Ten years later we have to ask whether those promised objectives were achieved, who benefited, and who was actually hurt by the reform.

Coverage grew, and initially, so did emergency room visits, and the uncompensated care pool was renamed, not repealed. Individuals and consumers receiving taxpayer assistance certainly benefited. But not so consumers working for and receiving coverage through small businesses.

Jon Hurst (Courtesy)
Jon Hurst (Courtesy)

Some providers benefited. But today many are concerned that the overall size of the health care pie has grown faster than the rest of the economy. Provider disparities in pricing and utilization are important topics. Drug prices, including generics, are up sharply now that consumers are mandated to buy that coverage.

Yet equally disturbing as the size of the pie is how that pie is cut and distributed.

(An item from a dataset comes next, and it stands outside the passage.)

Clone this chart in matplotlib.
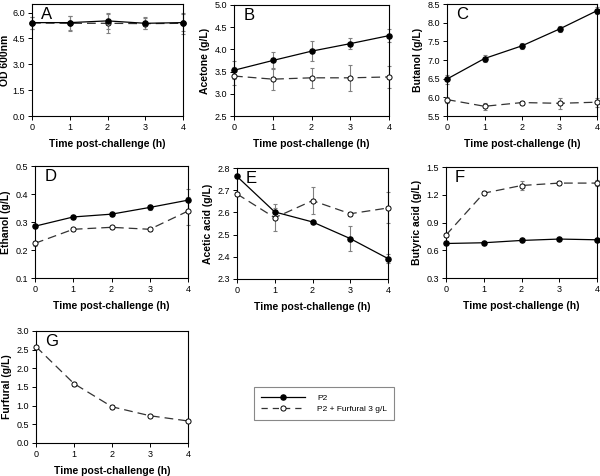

The reform made Massachusetts the only state in the country to force individuals and small businesses into the same risk pool. Discriminatory and preemptive requirements of the Affordable Care Act magnified that mistake, forcing employees of small firms to unfairly cross-subsidize individuals, while holding nearly harmless those working for large, experience rated or self-insured firms. Over the last 10 years, the average annual premium increase for our members has been 12 percent. Compare that to the Group Insurance Commission average of 4.5 percent; the Connector’s subsidized plans average of 1.76 percent; the state cost benchmark of 3.6 percent; and the average inflation rate of 1.97 percent.

Risk pools, unfair cross-subsidies, consumer choices and tools have a lot to do with those wide disparities. And adding to small business premiums are new state mandates and assessments that are not equally applied and often avoidable by the 56 percent of the marketplace that is self-insured. Since 2006, 21 new state mandates or state assessments have been added in the state. Nine state mandates are not covered at all by over 90 percent of self-insured companies in Massachusetts. Small businesses that are not self-insured must cover these mandated benefits, which increase premiums.

Innovative consumer and economic tools such as limited networks, state small business cooperatives and premium incentives for job growth have all been set back due to bad policy coming out of Washington under the ACA -- truly ironic since we were the model for the law. The Connector is primarily a marketplace for taxpayer-subsidized plans, not for small businesses. And consumers still don’t have the transparency tools and the financial incentives to swing the market power in their direction and away from the providers.

If we are to continue to mandate insurance coverage, then it’s time for a dialogue about real reforms which will create equal opportunities for all consumers, particularly those which have been hurt the most: small businesses and their employees.